--- START OF PROVIDED RECORDS ---

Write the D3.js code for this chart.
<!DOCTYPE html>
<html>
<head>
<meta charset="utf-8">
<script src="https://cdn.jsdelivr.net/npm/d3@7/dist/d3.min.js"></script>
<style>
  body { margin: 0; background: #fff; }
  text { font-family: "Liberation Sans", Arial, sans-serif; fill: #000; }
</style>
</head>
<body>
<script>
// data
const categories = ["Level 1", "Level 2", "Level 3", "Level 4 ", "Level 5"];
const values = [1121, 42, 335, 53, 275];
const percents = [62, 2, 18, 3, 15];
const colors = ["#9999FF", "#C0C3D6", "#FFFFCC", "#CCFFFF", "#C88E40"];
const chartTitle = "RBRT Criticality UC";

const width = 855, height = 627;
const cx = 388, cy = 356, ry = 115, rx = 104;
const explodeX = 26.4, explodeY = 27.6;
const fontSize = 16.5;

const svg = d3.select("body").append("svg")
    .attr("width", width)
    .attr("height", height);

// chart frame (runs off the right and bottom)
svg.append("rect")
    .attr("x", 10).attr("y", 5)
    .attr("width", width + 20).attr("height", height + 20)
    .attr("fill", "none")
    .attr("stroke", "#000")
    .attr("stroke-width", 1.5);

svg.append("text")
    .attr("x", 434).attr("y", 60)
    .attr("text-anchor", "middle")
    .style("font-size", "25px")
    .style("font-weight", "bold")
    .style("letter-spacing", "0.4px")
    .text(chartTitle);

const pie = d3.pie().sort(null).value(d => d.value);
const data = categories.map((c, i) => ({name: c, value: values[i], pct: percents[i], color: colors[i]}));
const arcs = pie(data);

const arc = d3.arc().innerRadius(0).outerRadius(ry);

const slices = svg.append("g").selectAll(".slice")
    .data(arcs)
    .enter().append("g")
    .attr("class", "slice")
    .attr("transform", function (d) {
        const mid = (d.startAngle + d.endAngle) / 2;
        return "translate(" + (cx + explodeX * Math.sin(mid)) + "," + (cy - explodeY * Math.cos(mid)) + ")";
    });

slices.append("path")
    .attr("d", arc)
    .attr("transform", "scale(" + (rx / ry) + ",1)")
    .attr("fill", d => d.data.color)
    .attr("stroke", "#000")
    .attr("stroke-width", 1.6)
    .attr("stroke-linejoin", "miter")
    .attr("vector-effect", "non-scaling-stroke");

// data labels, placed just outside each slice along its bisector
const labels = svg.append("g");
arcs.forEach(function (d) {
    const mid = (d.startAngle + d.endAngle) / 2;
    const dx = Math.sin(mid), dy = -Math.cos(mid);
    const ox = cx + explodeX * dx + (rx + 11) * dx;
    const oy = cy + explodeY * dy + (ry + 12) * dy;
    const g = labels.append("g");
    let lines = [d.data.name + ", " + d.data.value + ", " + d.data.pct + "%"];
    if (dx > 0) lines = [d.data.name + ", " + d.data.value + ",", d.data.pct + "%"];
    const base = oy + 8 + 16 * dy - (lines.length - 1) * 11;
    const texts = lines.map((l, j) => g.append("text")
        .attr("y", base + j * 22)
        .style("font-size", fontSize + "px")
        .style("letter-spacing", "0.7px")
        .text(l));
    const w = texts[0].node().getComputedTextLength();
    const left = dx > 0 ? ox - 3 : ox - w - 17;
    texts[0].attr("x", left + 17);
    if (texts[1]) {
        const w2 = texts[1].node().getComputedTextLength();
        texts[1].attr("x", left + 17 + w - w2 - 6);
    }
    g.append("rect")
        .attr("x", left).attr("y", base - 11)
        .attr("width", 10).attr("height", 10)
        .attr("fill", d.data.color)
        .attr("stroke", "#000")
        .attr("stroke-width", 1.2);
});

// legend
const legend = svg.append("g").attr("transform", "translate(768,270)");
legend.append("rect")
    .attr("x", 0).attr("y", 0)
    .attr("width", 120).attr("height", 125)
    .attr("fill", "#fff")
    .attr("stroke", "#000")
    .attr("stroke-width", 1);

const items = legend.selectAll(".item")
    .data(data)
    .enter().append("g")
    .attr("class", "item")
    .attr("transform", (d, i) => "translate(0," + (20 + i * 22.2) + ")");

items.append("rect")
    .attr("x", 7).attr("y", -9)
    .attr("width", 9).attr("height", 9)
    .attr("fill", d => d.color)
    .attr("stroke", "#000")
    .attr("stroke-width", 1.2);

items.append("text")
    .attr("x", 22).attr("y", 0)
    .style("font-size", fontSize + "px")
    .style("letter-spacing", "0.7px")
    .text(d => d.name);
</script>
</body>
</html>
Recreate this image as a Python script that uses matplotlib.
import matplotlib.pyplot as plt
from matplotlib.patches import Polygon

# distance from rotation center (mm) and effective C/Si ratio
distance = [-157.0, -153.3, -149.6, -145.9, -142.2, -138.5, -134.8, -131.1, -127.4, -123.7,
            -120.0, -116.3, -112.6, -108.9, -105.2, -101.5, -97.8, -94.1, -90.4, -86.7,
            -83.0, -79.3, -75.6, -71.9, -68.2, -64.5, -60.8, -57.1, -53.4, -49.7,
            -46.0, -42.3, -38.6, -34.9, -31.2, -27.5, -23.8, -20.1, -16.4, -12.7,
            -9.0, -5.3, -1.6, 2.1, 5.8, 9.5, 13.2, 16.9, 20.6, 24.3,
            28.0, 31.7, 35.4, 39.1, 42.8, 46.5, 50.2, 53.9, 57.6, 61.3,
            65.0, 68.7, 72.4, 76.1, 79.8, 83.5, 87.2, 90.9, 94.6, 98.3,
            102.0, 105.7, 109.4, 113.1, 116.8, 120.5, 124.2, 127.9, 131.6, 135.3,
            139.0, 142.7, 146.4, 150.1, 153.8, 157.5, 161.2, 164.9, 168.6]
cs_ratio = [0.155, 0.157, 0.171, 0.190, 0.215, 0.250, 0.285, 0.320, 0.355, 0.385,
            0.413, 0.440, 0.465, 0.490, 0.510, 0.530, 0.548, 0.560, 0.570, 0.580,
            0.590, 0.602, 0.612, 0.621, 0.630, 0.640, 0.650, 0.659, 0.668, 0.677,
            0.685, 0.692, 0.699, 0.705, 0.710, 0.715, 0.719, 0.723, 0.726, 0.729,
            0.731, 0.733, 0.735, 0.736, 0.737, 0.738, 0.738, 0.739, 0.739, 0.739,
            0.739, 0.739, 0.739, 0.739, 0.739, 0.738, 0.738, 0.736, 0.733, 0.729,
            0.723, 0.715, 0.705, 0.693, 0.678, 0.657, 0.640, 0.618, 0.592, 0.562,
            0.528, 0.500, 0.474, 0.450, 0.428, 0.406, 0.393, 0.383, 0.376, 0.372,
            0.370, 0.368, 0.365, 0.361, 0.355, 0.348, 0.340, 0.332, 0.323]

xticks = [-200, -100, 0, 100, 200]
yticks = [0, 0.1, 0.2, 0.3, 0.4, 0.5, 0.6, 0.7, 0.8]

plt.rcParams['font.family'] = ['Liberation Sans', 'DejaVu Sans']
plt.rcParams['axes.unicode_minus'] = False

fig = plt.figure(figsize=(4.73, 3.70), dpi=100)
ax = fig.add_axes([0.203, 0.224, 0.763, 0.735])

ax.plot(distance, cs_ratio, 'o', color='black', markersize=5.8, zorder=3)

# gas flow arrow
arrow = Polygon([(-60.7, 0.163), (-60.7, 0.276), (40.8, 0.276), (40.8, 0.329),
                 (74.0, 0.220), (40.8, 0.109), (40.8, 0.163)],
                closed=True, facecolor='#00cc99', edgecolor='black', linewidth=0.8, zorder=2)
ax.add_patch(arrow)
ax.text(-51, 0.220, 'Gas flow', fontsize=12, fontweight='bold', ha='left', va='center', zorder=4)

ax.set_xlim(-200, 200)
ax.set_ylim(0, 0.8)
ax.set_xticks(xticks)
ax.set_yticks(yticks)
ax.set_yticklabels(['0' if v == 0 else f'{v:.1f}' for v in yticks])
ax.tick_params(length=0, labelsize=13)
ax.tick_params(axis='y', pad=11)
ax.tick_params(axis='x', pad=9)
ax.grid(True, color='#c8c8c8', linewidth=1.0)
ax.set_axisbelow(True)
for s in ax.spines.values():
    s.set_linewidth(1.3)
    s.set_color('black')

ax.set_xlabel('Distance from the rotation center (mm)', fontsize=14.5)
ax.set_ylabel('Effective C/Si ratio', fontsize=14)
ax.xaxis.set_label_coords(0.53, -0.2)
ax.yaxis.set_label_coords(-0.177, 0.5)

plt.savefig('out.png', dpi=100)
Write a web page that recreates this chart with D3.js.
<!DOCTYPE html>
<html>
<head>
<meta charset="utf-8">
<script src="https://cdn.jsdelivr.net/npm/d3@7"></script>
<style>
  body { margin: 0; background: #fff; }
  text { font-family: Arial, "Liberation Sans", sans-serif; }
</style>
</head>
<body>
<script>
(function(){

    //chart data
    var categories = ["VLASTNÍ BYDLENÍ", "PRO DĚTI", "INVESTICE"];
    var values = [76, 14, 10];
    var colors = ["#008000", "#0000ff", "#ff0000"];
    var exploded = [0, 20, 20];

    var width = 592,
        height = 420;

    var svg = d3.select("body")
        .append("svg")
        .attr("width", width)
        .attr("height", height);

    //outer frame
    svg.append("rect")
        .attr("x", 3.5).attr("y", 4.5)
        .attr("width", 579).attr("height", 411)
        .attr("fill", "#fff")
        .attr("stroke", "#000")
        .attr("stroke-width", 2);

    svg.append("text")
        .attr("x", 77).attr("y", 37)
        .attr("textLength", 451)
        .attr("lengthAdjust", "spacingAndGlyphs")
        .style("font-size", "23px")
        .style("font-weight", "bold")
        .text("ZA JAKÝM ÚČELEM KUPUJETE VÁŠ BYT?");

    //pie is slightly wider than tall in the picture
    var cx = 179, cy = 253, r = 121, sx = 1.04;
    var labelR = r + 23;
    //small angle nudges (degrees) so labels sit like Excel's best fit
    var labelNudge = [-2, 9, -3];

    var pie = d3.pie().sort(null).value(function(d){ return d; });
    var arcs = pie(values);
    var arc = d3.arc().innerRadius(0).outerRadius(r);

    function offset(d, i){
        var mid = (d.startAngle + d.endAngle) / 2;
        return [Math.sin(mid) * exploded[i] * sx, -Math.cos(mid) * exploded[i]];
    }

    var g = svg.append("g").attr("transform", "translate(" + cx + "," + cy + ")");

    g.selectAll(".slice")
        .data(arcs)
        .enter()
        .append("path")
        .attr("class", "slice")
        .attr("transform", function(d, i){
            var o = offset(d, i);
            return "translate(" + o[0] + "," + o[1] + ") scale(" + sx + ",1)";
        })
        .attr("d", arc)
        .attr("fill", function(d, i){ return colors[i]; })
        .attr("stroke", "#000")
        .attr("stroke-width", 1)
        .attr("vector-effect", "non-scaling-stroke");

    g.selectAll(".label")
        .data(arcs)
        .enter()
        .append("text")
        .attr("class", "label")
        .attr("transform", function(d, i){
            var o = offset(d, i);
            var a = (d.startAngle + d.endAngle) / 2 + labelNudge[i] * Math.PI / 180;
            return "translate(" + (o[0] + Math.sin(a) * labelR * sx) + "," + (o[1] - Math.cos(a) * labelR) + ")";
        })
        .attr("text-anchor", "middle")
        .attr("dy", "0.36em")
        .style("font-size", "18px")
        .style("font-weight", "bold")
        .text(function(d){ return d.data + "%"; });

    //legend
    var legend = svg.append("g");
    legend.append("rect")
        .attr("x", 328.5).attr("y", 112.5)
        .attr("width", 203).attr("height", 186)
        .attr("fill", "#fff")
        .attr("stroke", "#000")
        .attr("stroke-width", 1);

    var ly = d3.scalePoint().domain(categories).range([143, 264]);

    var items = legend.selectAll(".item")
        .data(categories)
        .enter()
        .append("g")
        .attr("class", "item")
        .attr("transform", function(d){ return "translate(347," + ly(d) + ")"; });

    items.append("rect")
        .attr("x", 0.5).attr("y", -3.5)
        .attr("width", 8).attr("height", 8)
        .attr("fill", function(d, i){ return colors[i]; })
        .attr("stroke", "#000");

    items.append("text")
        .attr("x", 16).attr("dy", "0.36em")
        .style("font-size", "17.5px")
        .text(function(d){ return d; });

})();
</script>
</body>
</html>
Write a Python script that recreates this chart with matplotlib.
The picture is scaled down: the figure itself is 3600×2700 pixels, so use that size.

--- END OF PROVIDED RECORDS ---

**STATED PROBLEM**
Using the data above, restate word for word the lines from its opening line through the line that contains "const fontSize = 16.5;", and no more.

**FINAL RESULT**
Write the D3.js code for this chart.
<!DOCTYPE html>
<html>
<head>
<meta charset="utf-8">
<script src="https://cdn.jsdelivr.net/npm/d3@7/dist/d3.min.js"></script>
<style>
  body { margin: 0; background: #fff; }
  text { font-family: "Liberation Sans", Arial, sans-serif; fill: #000; }
</style>
</head>
<body>
<script>
// data
const categories = ["Level 1", "Level 2", "Level 3", "Level 4 ", "Level 5"];
const values = [1121, 42, 335, 53, 275];
const percents = [62, 2, 18, 3, 15];
const colors = ["#9999FF", "#C0C3D6", "#FFFFCC", "#CCFFFF", "#C88E40"];
const chartTitle = "RBRT Criticality UC";

const width = 855, height = 627;
const cx = 388, cy = 356, ry = 115, rx = 104;
const explodeX = 26.4, explodeY = 27.6;
const fontSize = 16.5;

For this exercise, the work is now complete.